### [RECORDS TO USE]
<<<<

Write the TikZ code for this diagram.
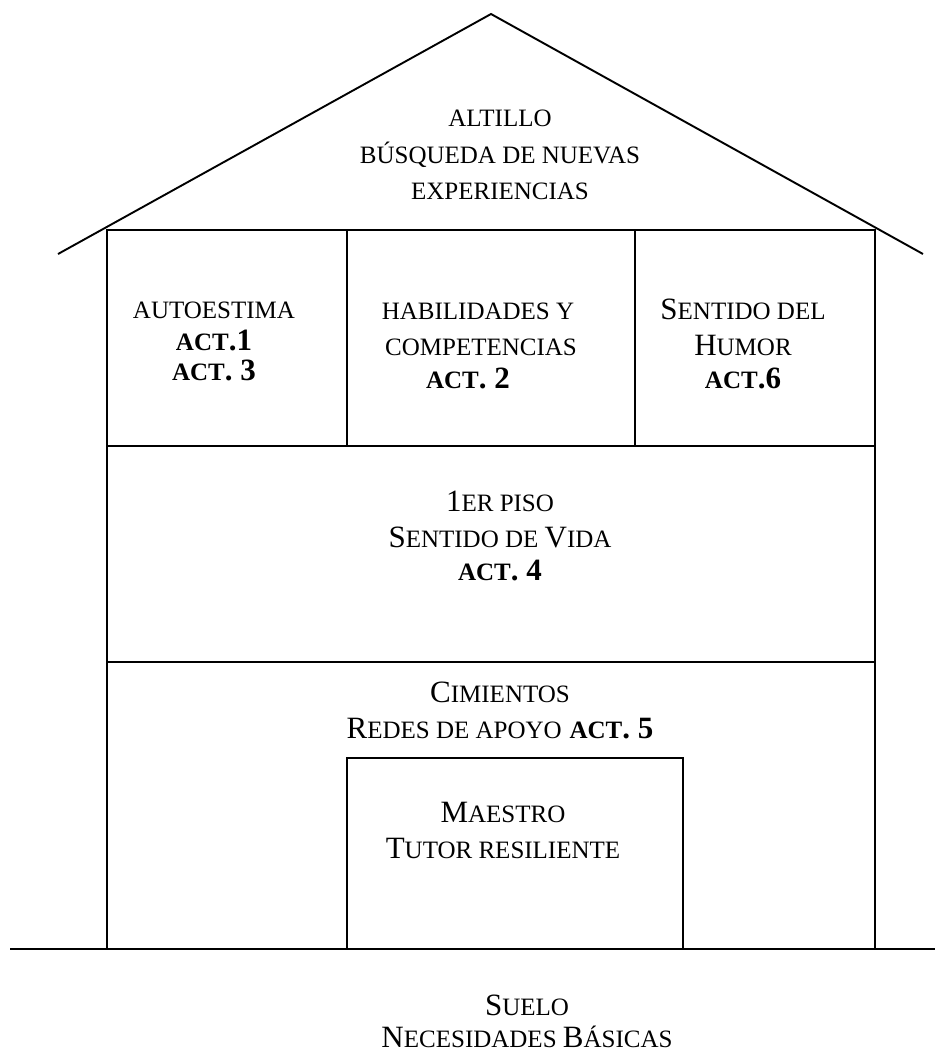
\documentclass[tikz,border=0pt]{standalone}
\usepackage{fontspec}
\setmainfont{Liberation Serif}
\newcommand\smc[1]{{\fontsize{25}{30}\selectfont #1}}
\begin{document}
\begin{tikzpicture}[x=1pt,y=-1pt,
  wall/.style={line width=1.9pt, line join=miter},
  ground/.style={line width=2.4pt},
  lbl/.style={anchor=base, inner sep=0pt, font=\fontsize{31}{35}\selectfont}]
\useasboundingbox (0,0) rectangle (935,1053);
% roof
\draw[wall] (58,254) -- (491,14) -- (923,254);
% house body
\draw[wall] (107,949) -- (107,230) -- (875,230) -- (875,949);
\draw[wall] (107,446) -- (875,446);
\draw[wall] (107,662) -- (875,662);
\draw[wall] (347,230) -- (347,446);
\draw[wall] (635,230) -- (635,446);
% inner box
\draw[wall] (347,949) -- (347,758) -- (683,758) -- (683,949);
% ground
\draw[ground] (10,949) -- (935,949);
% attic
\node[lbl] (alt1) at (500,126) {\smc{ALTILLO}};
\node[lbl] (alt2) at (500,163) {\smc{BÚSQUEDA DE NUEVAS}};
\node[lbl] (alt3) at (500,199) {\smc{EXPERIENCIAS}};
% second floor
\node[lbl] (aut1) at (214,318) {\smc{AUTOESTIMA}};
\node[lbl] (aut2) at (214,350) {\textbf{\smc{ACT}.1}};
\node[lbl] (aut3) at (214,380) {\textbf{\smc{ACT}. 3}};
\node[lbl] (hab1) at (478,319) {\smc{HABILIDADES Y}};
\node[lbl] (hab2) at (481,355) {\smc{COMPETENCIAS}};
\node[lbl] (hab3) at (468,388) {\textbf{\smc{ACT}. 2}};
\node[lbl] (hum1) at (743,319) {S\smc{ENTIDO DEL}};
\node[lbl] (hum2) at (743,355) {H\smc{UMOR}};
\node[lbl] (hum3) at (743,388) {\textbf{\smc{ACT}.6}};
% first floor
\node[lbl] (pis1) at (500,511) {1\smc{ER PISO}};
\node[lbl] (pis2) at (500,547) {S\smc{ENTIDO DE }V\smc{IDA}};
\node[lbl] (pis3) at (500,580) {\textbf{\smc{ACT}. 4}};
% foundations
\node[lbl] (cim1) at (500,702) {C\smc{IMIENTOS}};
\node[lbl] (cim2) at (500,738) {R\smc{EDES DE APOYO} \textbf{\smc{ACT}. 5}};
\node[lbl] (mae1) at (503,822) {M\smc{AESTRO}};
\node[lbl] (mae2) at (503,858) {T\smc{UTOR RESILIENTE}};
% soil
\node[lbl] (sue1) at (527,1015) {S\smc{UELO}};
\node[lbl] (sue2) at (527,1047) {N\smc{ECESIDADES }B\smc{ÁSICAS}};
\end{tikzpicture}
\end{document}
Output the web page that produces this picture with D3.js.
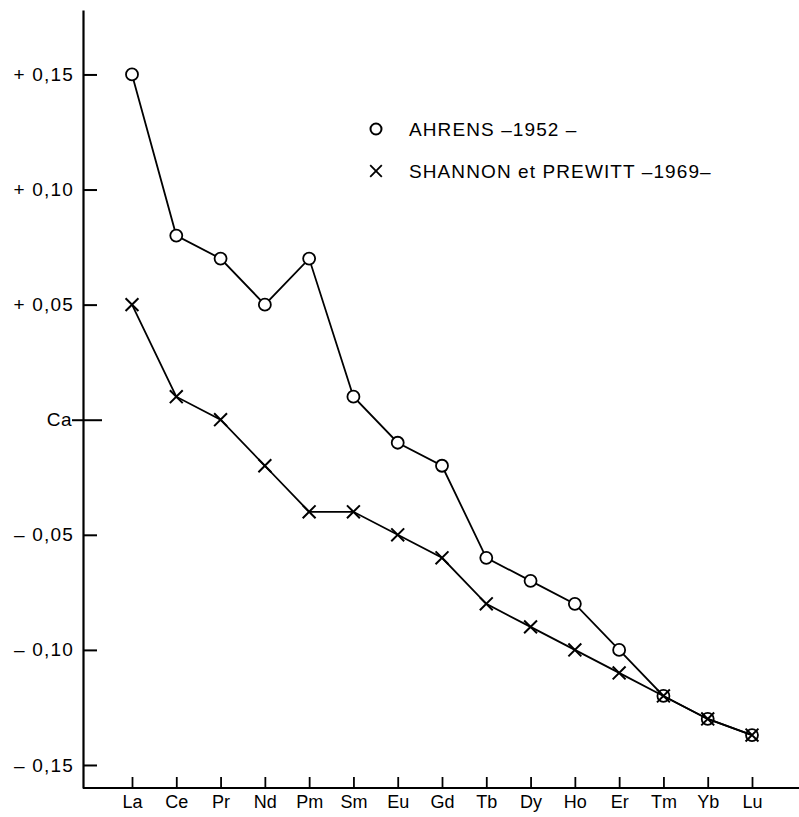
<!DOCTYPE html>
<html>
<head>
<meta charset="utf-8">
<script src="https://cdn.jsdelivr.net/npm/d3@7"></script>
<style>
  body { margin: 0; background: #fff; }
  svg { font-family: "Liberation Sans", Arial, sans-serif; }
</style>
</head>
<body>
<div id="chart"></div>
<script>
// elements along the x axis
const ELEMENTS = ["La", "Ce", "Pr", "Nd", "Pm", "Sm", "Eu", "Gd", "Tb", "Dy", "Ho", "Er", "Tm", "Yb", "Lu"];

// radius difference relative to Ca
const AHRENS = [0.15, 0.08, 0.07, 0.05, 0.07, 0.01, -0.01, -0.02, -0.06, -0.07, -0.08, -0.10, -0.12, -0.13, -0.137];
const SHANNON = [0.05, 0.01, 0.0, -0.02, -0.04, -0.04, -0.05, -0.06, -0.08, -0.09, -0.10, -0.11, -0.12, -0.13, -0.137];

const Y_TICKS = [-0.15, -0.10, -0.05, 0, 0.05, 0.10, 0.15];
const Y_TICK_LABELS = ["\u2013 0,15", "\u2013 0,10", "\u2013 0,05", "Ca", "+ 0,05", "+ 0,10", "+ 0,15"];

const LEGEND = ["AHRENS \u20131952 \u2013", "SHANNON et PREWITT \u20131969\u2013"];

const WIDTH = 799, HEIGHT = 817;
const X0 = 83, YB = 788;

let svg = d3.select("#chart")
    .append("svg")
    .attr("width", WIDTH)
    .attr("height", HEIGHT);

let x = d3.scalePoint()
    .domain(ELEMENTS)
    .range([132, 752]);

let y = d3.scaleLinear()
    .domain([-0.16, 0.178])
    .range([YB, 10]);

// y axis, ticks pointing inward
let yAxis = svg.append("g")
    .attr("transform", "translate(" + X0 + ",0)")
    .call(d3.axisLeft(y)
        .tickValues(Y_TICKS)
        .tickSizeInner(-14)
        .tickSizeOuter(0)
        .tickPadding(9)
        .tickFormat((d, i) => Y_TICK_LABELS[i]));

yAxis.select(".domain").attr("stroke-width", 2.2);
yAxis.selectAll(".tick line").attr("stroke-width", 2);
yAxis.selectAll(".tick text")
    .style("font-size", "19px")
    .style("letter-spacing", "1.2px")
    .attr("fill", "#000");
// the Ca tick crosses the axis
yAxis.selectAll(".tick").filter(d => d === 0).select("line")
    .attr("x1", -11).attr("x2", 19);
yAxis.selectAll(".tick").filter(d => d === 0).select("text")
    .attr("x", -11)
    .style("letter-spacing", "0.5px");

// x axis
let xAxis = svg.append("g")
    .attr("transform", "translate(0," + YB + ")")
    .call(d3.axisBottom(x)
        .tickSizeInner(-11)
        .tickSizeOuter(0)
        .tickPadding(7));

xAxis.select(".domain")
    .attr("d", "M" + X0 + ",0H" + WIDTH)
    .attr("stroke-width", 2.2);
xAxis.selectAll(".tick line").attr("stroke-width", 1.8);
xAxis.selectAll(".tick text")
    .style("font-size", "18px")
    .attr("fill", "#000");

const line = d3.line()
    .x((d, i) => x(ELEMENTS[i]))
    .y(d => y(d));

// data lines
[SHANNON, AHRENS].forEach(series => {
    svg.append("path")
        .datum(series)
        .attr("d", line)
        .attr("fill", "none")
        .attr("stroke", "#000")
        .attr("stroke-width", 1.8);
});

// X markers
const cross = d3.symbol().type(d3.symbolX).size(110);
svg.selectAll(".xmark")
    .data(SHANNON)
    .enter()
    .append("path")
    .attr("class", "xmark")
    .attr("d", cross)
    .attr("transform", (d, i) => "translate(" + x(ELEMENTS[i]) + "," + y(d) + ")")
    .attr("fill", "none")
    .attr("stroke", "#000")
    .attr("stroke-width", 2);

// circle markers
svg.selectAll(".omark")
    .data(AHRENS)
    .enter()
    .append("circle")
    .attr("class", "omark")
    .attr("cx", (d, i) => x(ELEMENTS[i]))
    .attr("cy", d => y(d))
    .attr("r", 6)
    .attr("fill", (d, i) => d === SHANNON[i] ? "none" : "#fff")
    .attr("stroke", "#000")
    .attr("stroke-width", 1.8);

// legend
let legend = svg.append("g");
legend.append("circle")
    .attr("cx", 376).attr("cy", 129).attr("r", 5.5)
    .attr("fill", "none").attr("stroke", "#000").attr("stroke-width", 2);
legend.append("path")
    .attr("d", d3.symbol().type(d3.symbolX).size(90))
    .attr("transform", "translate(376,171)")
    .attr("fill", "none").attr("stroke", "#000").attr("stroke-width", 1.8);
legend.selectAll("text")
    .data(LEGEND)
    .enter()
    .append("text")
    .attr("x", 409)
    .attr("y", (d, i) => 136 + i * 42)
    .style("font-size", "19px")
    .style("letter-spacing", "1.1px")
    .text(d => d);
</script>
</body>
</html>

>>>>

### [TO BE DONE]
Repeat the material above verbatim. Leave the pictures behind.

### [EXERCISE SOLUTION]
Write the TikZ code for this diagram.
\documentclass[tikz,border=0pt]{standalone}
\usepackage{fontspec}
\setmainfont{Liberation Serif}
\newcommand\smc[1]{{\fontsize{25}{30}\selectfont #1}}
\begin{document}
\begin{tikzpicture}[x=1pt,y=-1pt,
  wall/.style={line width=1.9pt, line join=miter},
  ground/.style={line width=2.4pt},
  lbl/.style={anchor=base, inner sep=0pt, font=\fontsize{31}{35}\selectfont}]
\useasboundingbox (0,0) rectangle (935,1053);
% roof
\draw[wall] (58,254) -- (491,14) -- (923,254);
% house body
\draw[wall] (107,949) -- (107,230) -- (875,230) -- (875,949);
\draw[wall] (107,446) -- (875,446);
\draw[wall] (107,662) -- (875,662);
\draw[wall] (347,230) -- (347,446);
\draw[wall] (635,230) -- (635,446);
% inner box
\draw[wall] (347,949) -- (347,758) -- (683,758) -- (683,949);
% ground
\draw[ground] (10,949) -- (935,949);
% attic
\node[lbl] (alt1) at (500,126) {\smc{ALTILLO}};
\node[lbl] (alt2) at (500,163) {\smc{BÚSQUEDA DE NUEVAS}};
\node[lbl] (alt3) at (500,199) {\smc{EXPERIENCIAS}};
% second floor
\node[lbl] (aut1) at (214,318) {\smc{AUTOESTIMA}};
\node[lbl] (aut2) at (214,350) {\textbf{\smc{ACT}.1}};
\node[lbl] (aut3) at (214,380) {\textbf{\smc{ACT}. 3}};
\node[lbl] (hab1) at (478,319) {\smc{HABILIDADES Y}};
\node[lbl] (hab2) at (481,355) {\smc{COMPETENCIAS}};
\node[lbl] (hab3) at (468,388) {\textbf{\smc{ACT}. 2}};
\node[lbl] (hum1) at (743,319) {S\smc{ENTIDO DEL}};
\node[lbl] (hum2) at (743,355) {H\smc{UMOR}};
\node[lbl] (hum3) at (743,388) {\textbf{\smc{ACT}.6}};
% first floor
\node[lbl] (pis1) at (500,511) {1\smc{ER PISO}};
\node[lbl] (pis2) at (500,547) {S\smc{ENTIDO DE }V\smc{IDA}};
\node[lbl] (pis3) at (500,580) {\textbf{\smc{ACT}. 4}};
% foundations
\node[lbl] (cim1) at (500,702) {C\smc{IMIENTOS}};
\node[lbl] (cim2) at (500,738) {R\smc{EDES DE APOYO} \textbf{\smc{ACT}. 5}};
\node[lbl] (mae1) at (503,822) {M\smc{AESTRO}};
\node[lbl] (mae2) at (503,858) {T\smc{UTOR RESILIENTE}};
% soil
\node[lbl] (sue1) at (527,1015) {S\smc{UELO}};
\node[lbl] (sue2) at (527,1047) {N\smc{ECESIDADES }B\smc{ÁSICAS}};
\end{tikzpicture}
\end{document}
Output the web page that produces this picture with D3.js.
<!DOCTYPE html>
<html>
<head>
<meta charset="utf-8">
<script src="https://cdn.jsdelivr.net/npm/d3@7"></script>
<style>
  body { margin: 0; background: #fff; }
  svg { font-family: "Liberation Sans", Arial, sans-serif; }
</style>
</head>
<body>
<div id="chart"></div>
<script>
// elements along the x axis
const ELEMENTS = ["La", "Ce", "Pr", "Nd", "Pm", "Sm", "Eu", "Gd", "Tb", "Dy", "Ho", "Er", "Tm", "Yb", "Lu"];

// radius difference relative to Ca
const AHRENS = [0.15, 0.08, 0.07, 0.05, 0.07, 0.01, -0.01, -0.02, -0.06, -0.07, -0.08, -0.10, -0.12, -0.13, -0.137];
const SHANNON = [0.05, 0.01, 0.0, -0.02, -0.04, -0.04, -0.05, -0.06, -0.08, -0.09, -0.10, -0.11, -0.12, -0.13, -0.137];

const Y_TICKS = [-0.15, -0.10, -0.05, 0, 0.05, 0.10, 0.15];
const Y_TICK_LABELS = ["\u2013 0,15", "\u2013 0,10", "\u2013 0,05", "Ca", "+ 0,05", "+ 0,10", "+ 0,15"];

const LEGEND = ["AHRENS \u20131952 \u2013", "SHANNON et PREWITT \u20131969\u2013"];

const WIDTH = 799, HEIGHT = 817;
const X0 = 83, YB = 788;

let svg = d3.select("#chart")
    .append("svg")
    .attr("width", WIDTH)
    .attr("height", HEIGHT);

let x = d3.scalePoint()
    .domain(ELEMENTS)
    .range([132, 752]);

let y = d3.scaleLinear()
    .domain([-0.16, 0.178])
    .range([YB, 10]);

// y axis, ticks pointing inward
let yAxis = svg.append("g")
    .attr("transform", "translate(" + X0 + ",0)")
    .call(d3.axisLeft(y)
        .tickValues(Y_TICKS)
        .tickSizeInner(-14)
        .tickSizeOuter(0)
        .tickPadding(9)
        .tickFormat((d, i) => Y_TICK_LABELS[i]));

yAxis.select(".domain").attr("stroke-width", 2.2);
yAxis.selectAll(".tick line").attr("stroke-width", 2);
yAxis.selectAll(".tick text")
    .style("font-size", "19px")
    .style("letter-spacing", "1.2px")
    .attr("fill", "#000");
// the Ca tick crosses the axis
yAxis.selectAll(".tick").filter(d => d === 0).select("line")
    .attr("x1", -11).attr("x2", 19);
yAxis.selectAll(".tick").filter(d => d === 0).select("text")
    .attr("x", -11)
    .style("letter-spacing", "0.5px");

// x axis
let xAxis = svg.append("g")
    .attr("transform", "translate(0," + YB + ")")
    .call(d3.axisBottom(x)
        .tickSizeInner(-11)
        .tickSizeOuter(0)
        .tickPadding(7));

xAxis.select(".domain")
    .attr("d", "M" + X0 + ",0H" + WIDTH)
    .attr("stroke-width", 2.2);
xAxis.selectAll(".tick line").attr("stroke-width", 1.8);
xAxis.selectAll(".tick text")
    .style("font-size", "18px")
    .attr("fill", "#000");

const line = d3.line()
    .x((d, i) => x(ELEMENTS[i]))
    .y(d => y(d));

// data lines
[SHANNON, AHRENS].forEach(series => {
    svg.append("path")
        .datum(series)
        .attr("d", line)
        .attr("fill", "none")
        .attr("stroke", "#000")
        .attr("stroke-width", 1.8);
});

// X markers
const cross = d3.symbol().type(d3.symbolX).size(110);
svg.selectAll(".xmark")
    .data(SHANNON)
    .enter()
    .append("path")
    .attr("class", "xmark")
    .attr("d", cross)
    .attr("transform", (d, i) => "translate(" + x(ELEMENTS[i]) + "," + y(d) + ")")
    .attr("fill", "none")
    .attr("stroke", "#000")
    .attr("stroke-width", 2);

// circle markers
svg.selectAll(".omark")
    .data(AHRENS)
    .enter()
    .append("circle")
    .attr("class", "omark")
    .attr("cx", (d, i) => x(ELEMENTS[i]))
    .attr("cy", d => y(d))
    .attr("r", 6)
    .attr("fill", (d, i) => d === SHANNON[i] ? "none" : "#fff")
    .attr("stroke", "#000")
    .attr("stroke-width", 1.8);

// legend
let legend = svg.append("g");
legend.append("circle")
    .attr("cx", 376).attr("cy", 129).attr("r", 5.5)
    .attr("fill", "none").attr("stroke", "#000").attr("stroke-width", 2);
legend.append("path")
    .attr("d", d3.symbol().type(d3.symbolX).size(90))
    .attr("transform", "translate(376,171)")
    .attr("fill", "none").attr("stroke", "#000").attr("stroke-width", 1.8);
legend.selectAll("text")
    .data(LEGEND)
    .enter()
    .append("text")
    .attr("x", 409)
    .attr("y", (d, i) => 136 + i * 42)
    .style("font-size", "19px")
    .style("letter-spacing", "1.1px")
    .text(d => d);
</script>
</body>
</html>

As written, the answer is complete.